Among Jackson’s most well-known pieces are the “The Italian Bar” oil painting of the Genovese crime family; his 10-foot-tall painted bronze of Sacagawea; the 22-foot-tall “John Wayne: The Horseman” monument in Beverly Hills, Calif., and “Stampede” and “Range Burial,” the story of life and death in two bronzes and two large oil paintings, which Eldredge called seminal images of the American West.
Funeral arrangements are pending with Ballard Funeral Home in Cody. The family expects to have a private service followed by a public memorial service sometime this summer.
Jackson was the father of five children, and they are privately sharing stories now, said his son Matthew Jackson. They ask for some time to themselves, some time to grieve their father, who also happened to be a great American artist and personality.

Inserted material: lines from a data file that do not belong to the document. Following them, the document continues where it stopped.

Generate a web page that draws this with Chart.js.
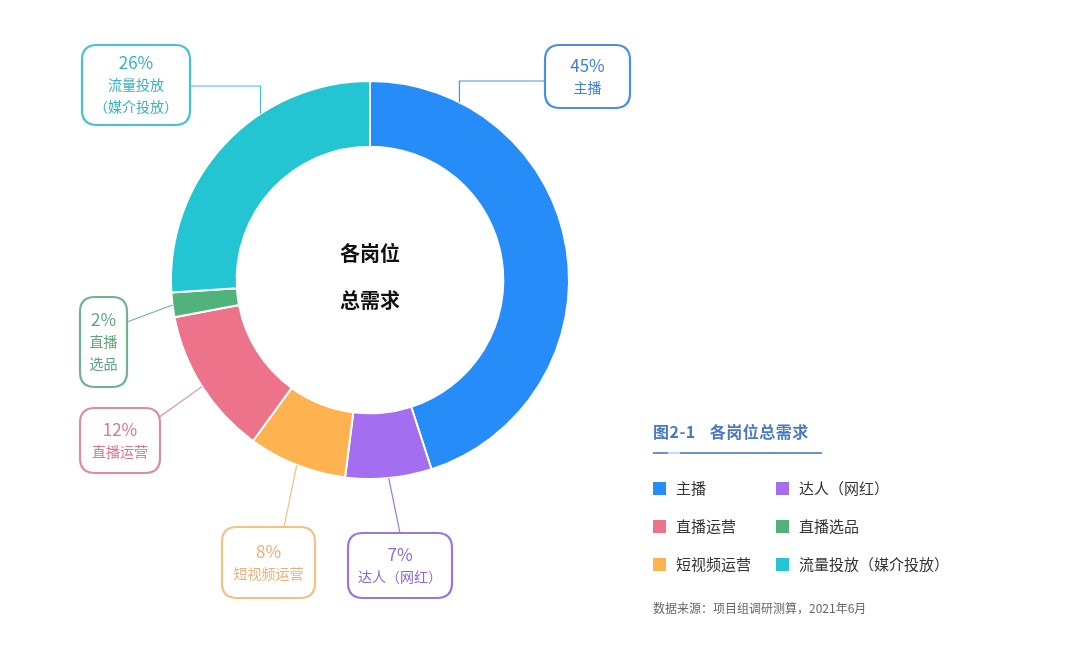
<!DOCTYPE html>
<html lang="zh">
<head>
<meta charset="utf-8">
<script src="https://cdn.jsdelivr.net/npm/chart.js@4/dist/chart.umd.min.js"></script>
<style>
    html, body {
        margin: 0;
        padding: 0;
        background: #ffffff;
        font-family: "Noto Sans CJK SC", "Noto Sans", sans-serif;
    }
    .wrap {
        position: relative;
        width: 1080px;
        height: 668px;
        overflow: hidden;
    }
    #myChart {
        position: absolute;
        left: 0;
        top: 0;
    }
    .legend {
        position: absolute;
        left: 653px;
        top: 419px;
        width: 330px;
    }
    .legend .title {
        color: #4a78c4;
        font-size: 16px;
        font-weight: bold;
        letter-spacing: 0.5px;
    }
    .legend .title span {
        margin-left: 14px;
    }
    .legend .rule {
        position: relative;
        width: 169px;
        height: 2px;
        margin-top: 9px;
        background: #6b8fd0;
    }
    .legend .rule i {
        position: absolute;
        left: 15px;
        top: 0;
        width: 12px;
        height: 2px;
        background: #bfe4ee;
    }
    .legend .grid {
        display: grid;
        grid-template-columns: 123px 190px;
        row-gap: 16px;
        margin-top: 23px;
    }
    .legend .item {
        font-size: 15px;
        color: #333333;
        line-height: 22px;
        white-space: nowrap;
    }
    .legend .item b {
        display: inline-block;
        width: 13px;
        height: 13px;
        margin-right: 10px;
        vertical-align: -1px;
    }
    .legend .source {
        margin-top: 24px;
        font-size: 12px;
        color: #666666;
    }
</style>
</head>
<body>
<div class="wrap">
    <canvas id="myChart" width="1080" height="668"></canvas>
    <div class="legend">
        <div class="title">图2-1<span>各岗位总需求</span></div>
        <div class="rule"><i></i></div>
        <div class="grid" id="legendGrid"></div>
        <div class="source">数据来源：项目组调研测算，2021年6月</div>
    </div>
</div>
<script>
// data
const categories = ["主播", "达人（网红）", "短视频运营", "直播运营", "直播选品", "流量投放（媒介投放）"];
const shares = [45, 7, 8, 12, 2, 26];
const calloutLines = [["45%", "主播"], ["7%", "达人（网红）"], ["8%", "短视频运营"], ["12%", "直播运营"], ["2%", "直播", "选品"], ["26%", "流量投放", "（媒介投放）"]];
const centerLines = ["各岗位", "总需求"];

// styles
const colors = ["#268cf8", "#a46ef0", "#ffb350", "#ec7389", "#52b27d", "#22c5d1"];
const boxColors = ["#4a8fe0", "#9a76e2", "#f5c083", "#e08ba0", "#6fb48c", "#43c3cc"];
const textColors = ["#3d7fd6", "#8d69d6", "#eab07a", "#d8788f", "#5ea77d", "#2fb6c0"];

// callout layout: box [x, y, w, h], anchor angle on ring (deg clockwise from top, null = slice middle),
// and the point where the leader line leaves the box, plus optional elbow
const calloutLayout = [
    { box: [545, 45, 85, 63], angle: 26.7, start: [545, 81], elbow: "h" },
    { box: [348, 533, 104, 65], angle: null, start: [400, 533] },
    { box: [222, 527, 93, 71], angle: null, start: [284, 527] },
    { box: [80, 408, 80, 65], angle: null, start: [158, 418] },
    { box: [80, 297, 47, 90], angle: null, start: [127, 322] },
    { box: [82, 45, 108, 80], angle: -33.4, start: [190, 86], elbow: "h" }
];

// html legend, two columns in the same order as the reference
const legendOrder = [0, 1, 3, 4, 2, 5];
const grid = document.getElementById("legendGrid");
legendOrder.forEach(function (i) {
    const item = document.createElement("div");
    item.className = "item";
    item.innerHTML = '<b style="background:' + colors[i] + '"></b>' + categories[i];
    grid.appendChild(item);
});

function roundRect(ctx, x, y, w, h, r) {
    ctx.beginPath();
    ctx.moveTo(x + r, y);
    ctx.lineTo(x + w - r, y);
    ctx.quadraticCurveTo(x + w, y, x + w, y + r);
    ctx.lineTo(x + w, y + h - r);
    ctx.quadraticCurveTo(x + w, y + h, x + w - r, y + h);
    ctx.lineTo(x + r, y + h);
    ctx.quadraticCurveTo(x, y + h, x, y + h - r);
    ctx.lineTo(x, y + r);
    ctx.quadraticCurveTo(x, y, x + r, y);
    ctx.closePath();
}

const calloutPlugin = {
    id: "callouts",
    afterDatasetsDraw(chart) {
        const ctx = chart.ctx;
        const arcs = chart.getDatasetMeta(0).data;
        ctx.save();

        arcs.forEach(function (arc, i) {
            const lay = calloutLayout[i];
            const p = arc.getProps(["x", "y", "startAngle", "endAngle", "outerRadius"], true);
            let a;
            if (lay.angle === null) {
                a = (p.startAngle + p.endAngle) / 2;
            } else {
                a = lay.angle * Math.PI / 180 - Math.PI / 2;
            }
            const ax = p.x + Math.cos(a) * p.outerRadius;
            const ay = p.y + Math.sin(a) * p.outerRadius;

            // leader line
            ctx.strokeStyle = boxColors[i];
            ctx.lineWidth = 1.2;
            ctx.beginPath();
            ctx.moveTo(lay.start[0], lay.start[1]);
            if (lay.elbow === "h") {
                ctx.lineTo(ax, lay.start[1]);
            }
            ctx.lineTo(ax, ay);
            ctx.stroke();

            // box
            const b = lay.box;
            roundRect(ctx, b[0], b[1], b[2], b[3], 15);
            ctx.fillStyle = "#ffffff";
            ctx.fill();
            ctx.lineWidth = 2.2;
            ctx.strokeStyle = boxColors[i];
            ctx.stroke();

            // text
            const lines = calloutLines[i];
            const lh = lines.length > 2 ? 22 : 22;
            const cx = b[0] + b[2] / 2;
            const cy = b[1] + b[3] / 2;
            ctx.fillStyle = textColors[i];
            ctx.textAlign = "center";
            ctx.textBaseline = "middle";
            lines.forEach(function (t, k) {
                ctx.font = (k === 0 ? "17px" : "14px") + ' "Noto Sans CJK SC", sans-serif';
                ctx.fillText(t, cx, cy + (k - (lines.length - 1) / 2) * lh);
            });
        });

        // center text
        const c = arcs[0].getProps(["x", "y"], true);
        ctx.fillStyle = "#111111";
        ctx.font = 'bold 20px "Noto Sans CJK SC", sans-serif';
        ctx.textAlign = "center";
        ctx.textBaseline = "middle";
        ctx.fillText(centerLines[0], c.x, c.y - 27);
        ctx.fillText(centerLines[1], c.x, c.y + 20);
        ctx.restore();
    }
};

const ctx = document.getElementById("myChart").getContext("2d");
const myChart = new Chart(ctx, {
    type: "doughnut",
    data: {
        labels: categories,
        datasets: [{
            data: shares,
            backgroundColor: colors,
            borderColor: "#ffffff",
            borderWidth: 2,
            hoverOffset: 0
        }]
    },
    options: {
        responsive: false,
        animation: false,
        cutout: "67%",
        layout: {
            padding: { left: 170, top: 80, right: 510, bottom: 188 }
        },
        plugins: {
            legend: { display: false },
            tooltip: { enabled: false }
        }
    },
    plugins: [calloutPlugin]
});
</script>
</body>
</html>
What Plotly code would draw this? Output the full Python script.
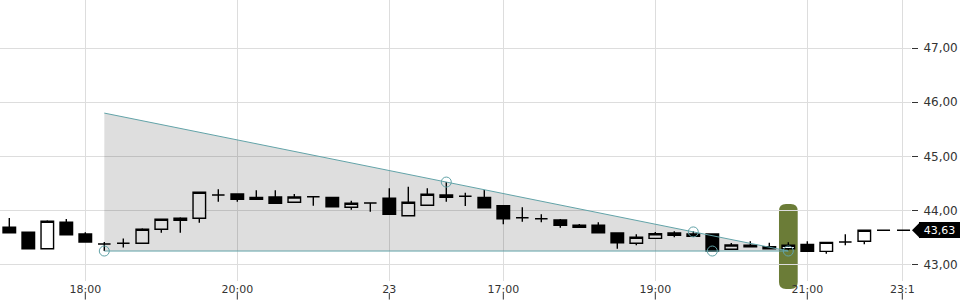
import plotly.graph_objects as go

# ---- data (15-minute candles, index = candle slot) ----
open_ = [43.685, 43.593, 43.289, 43.778, 43.561, 43.376, 43.39, 43.39, 43.648, 43.815,
         43.852, 44.283, 44.302, 44.204, 44.246, 44.148, 44.252, 44.24, 44.056, 44.135,
         44.222, 43.90, 44.093, 44.283, 44.259, 44.24, 44.085, 43.863, 43.844, 43.82,
         43.722, 43.722, 43.58, 43.389, 43.481, 43.537, 43.519, 43.561, 43.278, 43.352,
         43.326, 43.289, 43.37, 43.24, 43.413, 43.426]
high_ = [43.857, 43.593, 43.815, 43.839, 43.593, 43.413, 43.48, 43.667, 43.833, 43.87,
         44.333, 44.389, 44.302, 44.37, 44.37, 44.302, 44.252, 44.24, 44.178, 44.135,
         44.407, 44.437, 44.407, 44.523, 44.326, 44.376, 44.09, 44.056, 43.926, 43.839,
         43.746, 43.778, 43.58, 43.556, 43.598, 43.611, 43.61, 43.574, 43.394, 43.426,
         43.40, 43.407, 43.426, 43.407, 43.556, 43.63]
low_ = [43.585, 43.289, 43.289, 43.548, 43.40, 43.246, 43.31, 43.39, 43.585, 43.585,
        43.77, 44.159, 44.159, 44.204, 44.13, 44.148, 44.085, 44.067, 44.011, 43.974,
        43.926, 43.90, 44.093, 44.159, 44.08, 44.048, 43.74, 43.789, 43.778, 43.678,
        43.685, 43.585, 43.289, 43.352, 43.481, 43.50, 43.519, 43.246, 43.278, 43.326,
        43.289, 43.26, 43.24, 43.196, 43.352, 43.37]
close_ = [43.585, 43.289, 43.796, 43.548, 43.413, 43.376, 43.39, 43.648, 43.833, 43.852,
          44.333, 44.283, 44.204, 44.24, 44.13, 44.246, 44.252, 44.067, 44.13, 44.135,
          43.926, 44.148, 44.296, 44.24, 44.259, 44.048, 43.844, 43.863, 43.844, 43.722,
          43.685, 43.585, 43.40, 43.50, 43.567, 43.58, 43.561, 43.246, 43.357, 43.326,
          43.289, 43.352, 43.24, 43.407, 43.413, 43.63]
slots = list(range(len(open_)))

x_tick_slots = [4, 12, 20, 26, 34, 42, 47]
x_tick_labels = ["18:00", "20:00", "23", "17:00", "19:00", "21:00", "23:1"]
y_tick_vals = [43, 44, 45, 46, 47]
y_tick_labels = ["43,00", "44,00", "45,00", "46,00", "47,00"]

# triangle pattern (resistance / support) and touch points
res_x = [5, 41]
res_y = [45.80, 43.246]
sup_x = [5, 41]
sup_y = [43.246, 43.246]
touch_x = [5, 23, 36, 37, 41]
touch_y = [43.246, 44.523, 43.60, 43.246, 43.246]

last_price = 43.63
last_label = "43,63"
highlight_slot = 41

X_RANGE = [-0.4895, 47.458]
Y_RANGE = [42.691, 47.894]

TEAL = "#62a3a8"
TXT = "#333333"
GRID = "#dddddd"

fig = go.Figure()

# shaded triangle
fig.add_trace(go.Scatter(
    x=[sup_x[0], res_x[0], res_x[1], sup_x[0]],
    y=[sup_y[0], res_y[0], res_y[1], sup_y[0]],
    mode="lines", fill="toself", fillcolor="rgba(0,0,0,0.13)",
    line=dict(width=0), hoverinfo="skip", showlegend=False))
fig.add_trace(go.Scatter(x=res_x, y=res_y, mode="lines",
                         line=dict(color=TEAL, width=1), showlegend=False))
fig.add_trace(go.Scatter(x=sup_x, y=sup_y, mode="lines",
                         line=dict(color=TEAL, width=1), showlegend=False))

# candles
fig.add_trace(go.Candlestick(
    x=slots, open=open_, high=high_, low=low_, close=close_,
    increasing=dict(line=dict(color="black", width=1.4), fillcolor="white"),
    decreasing=dict(line=dict(color="black", width=1.4), fillcolor="black"),
    whiskerwidth=0, showlegend=False))

# touch circles
fig.add_trace(go.Scatter(x=touch_x, y=touch_y, mode="markers",
                         marker=dict(symbol="circle-open", size=10,
                                     color=TEAL, line=dict(width=1)),
                         showlegend=False))

# last price dashed line
fig.add_trace(go.Scatter(x=[45.67, 47.45], y=[last_price, last_price], mode="lines",
                         line=dict(color="black", width=1.5, dash="13px,7px"),
                         showlegend=False))

# highlight (rounded rectangle)
x0, x1 = highlight_slot - 0.49, highlight_slot + 0.495
yt, yb = 0.274, -0.0285
rx, ry = 7 / 19, 7 / 281
path = (f"M {x0+rx},{yt} L {x1-rx},{yt} Q {x1},{yt} {x1},{yt-ry} "
        f"L {x1},{yb+ry} Q {x1},{yb} {x1-rx},{yb} L {x0+rx},{yb} "
        f"Q {x0},{yb} {x0},{yb+ry} L {x0},{yt-ry} Q {x0},{yt} {x0+rx},{yt} Z")
shapes = [dict(type="path", path=path, xref="x", yref="paper",
               fillcolor="#6b7c37", line=dict(width=0), layer="between")]

# x tick marks below labels
for t in x_tick_slots:
    shapes.append(dict(type="line", xref="x", yref="paper", x0=t, x1=t,
                       y0=-0.043, y1=-0.066, line=dict(color=TXT, width=1)))

# last price tag pointer (paper coordinates, value mapped through the y range)
py = (last_price - Y_RANGE[0]) / (Y_RANGE[1] - Y_RANGE[0])
h = 8 / 281
tip, rl = 912 / 911, 920 / 911
shapes.append(dict(type="path", xref="paper", yref="paper",
                   path=f"M {tip},{py} L {rl},{py+h} L {rl},{py-h} Z",
                   fillcolor="black", line=dict(width=0), layer="above"))

fig.update_layout(
    width=960, height=300, autosize=False,
    margin=dict(l=0, r=49, t=0, b=19),
    paper_bgcolor="white", plot_bgcolor="white",
    font=dict(family="DejaVu Sans", color=TXT),
    shapes=shapes, boxgap=0.34, boxgroupgap=0, showlegend=False,
    annotations=[dict(xref="paper", yref="paper", x=919 / 911, y=py,
                      xanchor="left", yanchor="middle",
                      width=41, height=16, align="center", valign="middle",
                      bgcolor="black", borderpad=0, borderwidth=0,
                      text=last_label, showarrow=False,
                      font=dict(family="DejaVu Sans", size=11, color="white"))],
    xaxis=dict(range=X_RANGE, tickmode="array", tickvals=x_tick_slots,
               ticktext=x_tick_labels, showgrid=True, gridcolor=GRID, gridwidth=1,
               zeroline=False, showline=False, ticks="", rangeslider=dict(visible=False),
               tickfont=dict(size=11, color=TXT), fixedrange=True),
    yaxis=dict(range=Y_RANGE, side="right", tickmode="array", tickvals=y_tick_vals,
               ticktext=y_tick_labels, showgrid=True, gridcolor=GRID, gridwidth=1,
               zeroline=False, showline=False, ticks="outside", ticklen=6,
               ticklabelstandoff=3,
               tickcolor=TXT, tickfont=dict(size=12, color=TXT)),
)

fig.write_html("out.html")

“Certainly, we didn’t really share him with everybody else. He was very much, things were about him. We were involved in the whirlwind that was his life, just like everybody else,” Matthew Jackson said.
Jackson wasn’t easily labeled. He created realist and Western paintings and sculptures, wrote the book on the ancient lost-wax method of bronze casting and revived polychrome sculpture — applying paint to the surface of his works.
He wouldn’t want to be called a Western artist or an abstract expressionist, though he was called both.
“Like many great personalities, he was a genius when it came to his art. He had a lot of suffering in his life, a lot of pain, but a lot of creativity came out of that,”
Eldredge said.
Eldredge, Matthew Jackson and Pollock biographer Henry Adams of Case Western Reserve University in Cleveland are working on a book about Jackson’s life, the first in several decades.
They spent almost a whole day with Jackson in December, recording Jackson’s oral history for the book. That video footage is the last of “Harry being Harry,” Eldredge said.
Almost every action Jackson took was deliberate. When he wanted to be a Marine, he hitchhiked back to Chicago to join. When his mother wouldn’t sign the papers, he waited until he was 18 and joined anyway.
“I don’t decide anything,” he told the Star-Tribune last fall. “I just do it.”
After a year of failing health — through periods in which he would grow stronger and then fall weak — Jackson was transferred to the Sheridan VA hospital in October. He seemed to do well for a while, said his son. Then in January, he caught a cold and never really recovered.
“He was at a point, he was done fighting and just refused food and drink,” Matthew Jackson said.
“He’s always been one who wants to be in control … things get done his way and that was the most important part of it. It certainly was in keeping with the experience of his life.”